車が発進と停止を繰り返す環境下では、度々エンジンが停止し、スタート時はバッテリーからセルモーターに大きな電流が流れます。

充電制御システム

更に、充電制御システムの搭載車が増加し、カーバッテリーの充電制御が複雑化しました。

かつては、車のオルタネーターが常時発電して、カーバッテリーを満充電状態に保っていました。しかし、これは常にオルタネーターに負荷がかかっている状態のため、無駄な燃料を消費します。

そこで、省燃費技術の1つとして、バッテリーを満充電の手前まで補充電したら充電を停止します。そして、バッテリーが一定のラインまで放電した時点で補充電がスタートします。

要は、チビチビとバッテリーの補充電を繰り返しているわけです。

アイドリングストップと充電制御システムの搭載車はバッテリーにとって、かなり過酷な環境です。

カーバッテリーの短命化

このような背景もあって、アイドリングストップ機能搭載車のバッテリーは使用環境によっては1年半~2年程度で要交換と判断されることもあります。長くても3年ほどではないでしょうか。

しかも、アイドリングストップ搭載車用のバッテリーは高耐久タイプのため、価格が上昇しました。

かつて、軽自動車用のカーバッテリーは5,000円でお釣りがくるものでしたが、今や10,000円前後。

ハイブリッドカー用の12V補機バッテリーが20,000~30,000円。欧州車用のAGMバッテリーは35,000~40,000円ほどが目安。メルセデス・ベンツの車種によっては、もう1つサブバッテリーを搭載しています。

アイドリングストップはCO2削減のため技術であって、ランニングコストを削減するものではありません。

アイドリングストップ機能で多少、燃費が改善されても、バッテリー交換のコストが増大することで、車のランニングコストはむしろ上昇するケースが多いかもしれません。

「アイドリングストップはいらない」と不満を抱いているオーナーは、左手が自動的にアイドリングストップのキャンセルスイッチに伸びているかもしれません。

バッテリーの延命策として、アイドリングストップ機能をキャンセルした方がバッテリーの負荷を軽減できるのは確かです。

カーバッテリーの点検方法

カーバッテリーの性能はバッテリー電圧と電解液の比重値だけでは、はっきりと判断できません。

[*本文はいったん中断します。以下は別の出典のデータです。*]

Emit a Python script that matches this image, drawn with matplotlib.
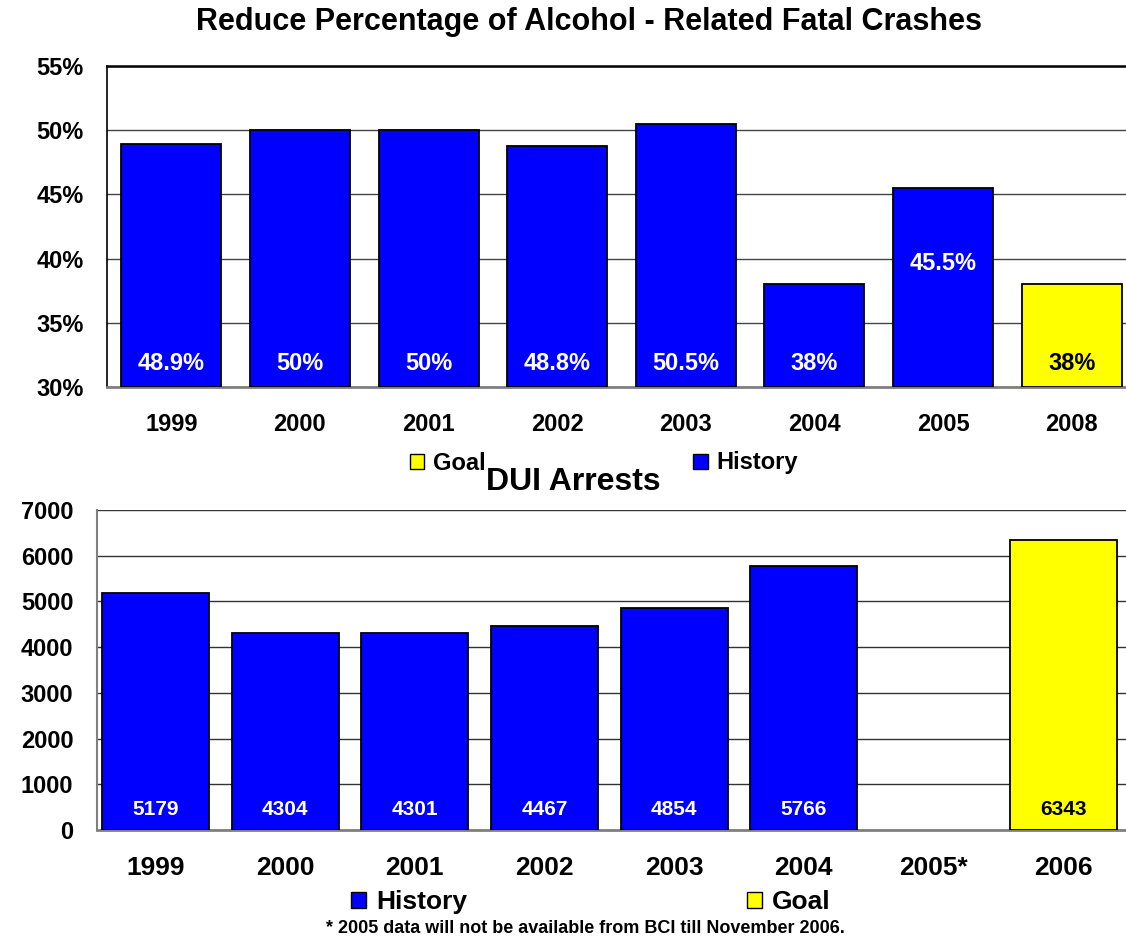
import matplotlib
matplotlib.use("Agg")
import matplotlib.pyplot as plt
from matplotlib.patches import Patch

plt.rcParams['font.family'] = ['Liberation Sans', 'DejaVu Sans']
plt.rcParams['font.weight'] = 'bold'

# data - top chart (percent of fatal crashes alcohol related)
pct_years = ['1999', '2000', '2001', '2002', '2003', '2004', '2005', '2008']
pct_values = [48.9, 50, 50, 48.8, 50.5, 38, 45.5, 38]
pct_labels = ['48.9%', '50%', '50%', '48.8%', '50.5%', '38%', '45.5%', '38%']
pct_is_goal = [False, False, False, False, False, False, False, True]

# data - bottom chart (DUI arrests)
dui_years = ['1999', '2000', '2001', '2002', '2003', '2004', '2005*', '2006']
dui_values = [5179, 4304, 4301, 4467, 4854, 5766, None, 6343]
dui_is_goal = [False, False, False, False, False, False, False, True]

BLUE = '#0000ff'
YELLOW = '#ffff00'

fig = plt.figure(figsize=(11.26, 9.38), dpi=100)

W, H = 1126.0, 938.0

# ---------- top chart ----------
ax1 = fig.add_axes([107 / W, 1 - 387 / H, (1136 - 107) / W, (387 - 66) / H])
x = range(len(pct_years))
cols = [YELLOW if g else BLUE for g in pct_is_goal]
ax1.bar(x, [v - 30 for v in pct_values], bottom=30, width=0.777, color=cols,
        edgecolor='black', linewidth=1.3, zorder=3)
for i, lab in enumerate(pct_labels):
    ypos = 39.6 if pct_years[i] == '2005' else 31.85
    ax1.text(i, ypos, lab, ha='center', va='center', fontsize=17, fontweight='bold',
             color='black' if pct_is_goal[i] else 'white', zorder=4)
ax1.set_xlim(-0.5, len(pct_years) - 0.5)
ax1.set_ylim(30, 55)
ax1.set_yticks([30, 35, 40, 45, 50, 55])
ax1.set_yticklabels(['30%', '35%', '40%', '45%', '50%', '55%'])
ax1.set_xticks(list(x))
ax1.set_xticklabels(pct_years)
ax1.tick_params(axis='both', length=0, labelsize=17)
ax1.tick_params(axis='x', pad=18.5)
ax1.tick_params(axis='y', pad=17)
ax1.yaxis.grid(True, color='#444444', linewidth=1.0, zorder=0)
ax1.spines['right'].set_visible(False)
ax1.spines['top'].set_color('black')
ax1.spines['top'].set_linewidth(1.8)
ax1.spines['left'].set_color('black')
ax1.spines['left'].set_linewidth(1.2)
ax1.spines['bottom'].set_color('#808080')
ax1.spines['bottom'].set_linewidth(2)

fig.text(589 / W, 1 - 22 / H, 'Reduce Percentage of Alcohol - Related Fatal Crashes',
         ha='center', va='center', fontsize=22, fontweight='bold')

leg1 = fig.legend(handles=[Patch(facecolor=YELLOW, edgecolor='black', label='Goal'),
                           Patch(facecolor=BLUE, edgecolor='black', label='History')],
                  loc='center', bbox_to_anchor=(604 / W, 1 - 463 / H), ncol=2,
                  frameon=False, fontsize=17, handlelength=0.6, handleheight=0.6,
                  handletextpad=0.38, columnspacing=8.8, borderpad=0)

# ---------- bottom chart ----------
ax2 = fig.add_axes([97 / W, 1 - 830 / H, (1128 - 97) / W, (830 - 510) / H])
cols2 = [YELLOW if g else BLUE for g in dui_is_goal]
for i, v in enumerate(dui_values):
    if v is None:
        continue
    ax2.bar(i, v, width=0.825, color=cols2[i], edgecolor='black', linewidth=1.3, zorder=3)
    ax2.text(i, 440, str(v), ha='center', va='center', fontsize=15, fontweight='bold',
             color='black' if dui_is_goal[i] else 'white', zorder=4)
ax2.set_xlim(-0.45, len(dui_years) - 0.5)
ax2.set_ylim(0, 7000)
ax2.set_yticks(range(0, 7001, 1000))
ax2.set_xticks(range(len(dui_years)))
ax2.set_xticklabels(dui_years)
ax2.tick_params(axis='both', length=0)
ax2.tick_params(axis='x', pad=18.5, labelsize=19)
ax2.tick_params(axis='y', pad=17, labelsize=17)
ax2.yaxis.grid(True, color='#333333', linewidth=1.0, zorder=0)
ax2.spines['right'].set_visible(False)
ax2.spines['top'].set_visible(False)
ax2.spines['left'].set_color('#808080')
ax2.spines['left'].set_linewidth(1.5)
ax2.spines['bottom'].set_color('#808080')
ax2.spines['bottom'].set_linewidth(2)

fig.text(573 / W, 1 - 482 / H, 'DUI Arrests', ha='center', va='center',
         fontsize=23, fontweight='bold')

leg2 = fig.legend(handles=[Patch(facecolor=BLUE, edgecolor='black', label='History'),
                           Patch(facecolor=YELLOW, edgecolor='black', label='Goal')],
                  loc='center', bbox_to_anchor=(591 / W, 1 - 902 / H), ncol=2,
                  frameon=False, fontsize=19, handlelength=0.57, handleheight=0.57,
                  handletextpad=0.38, columnspacing=10.6, borderpad=0)

fig.text(585 / W, 1 - 928 / H,
         '* 2005 data will not be available from BCI till November 2006.',
         ha='center', va='center', fontsize=13, fontweight='bold')

fig.savefig('out.png', dpi=100)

かつて、ロードテスターと呼ばれるテスターがあり、バッテリーに負荷を与えて低下した電圧からバッテリーを診断する方法がありました。

しかし、より正しいバッテリー診断が求められてきたこともあり、今日ではCCAバッテリーテスターによるバッテリー診断が主流。

バッテリーはいつダウンするか予測が難しいこともあり、整備工場やディーラーで定期的なバッテリー点検を受けることが安心に繋がります。最低1年に1回、できれば、春と秋の2回はバッテリーを点検したいものです。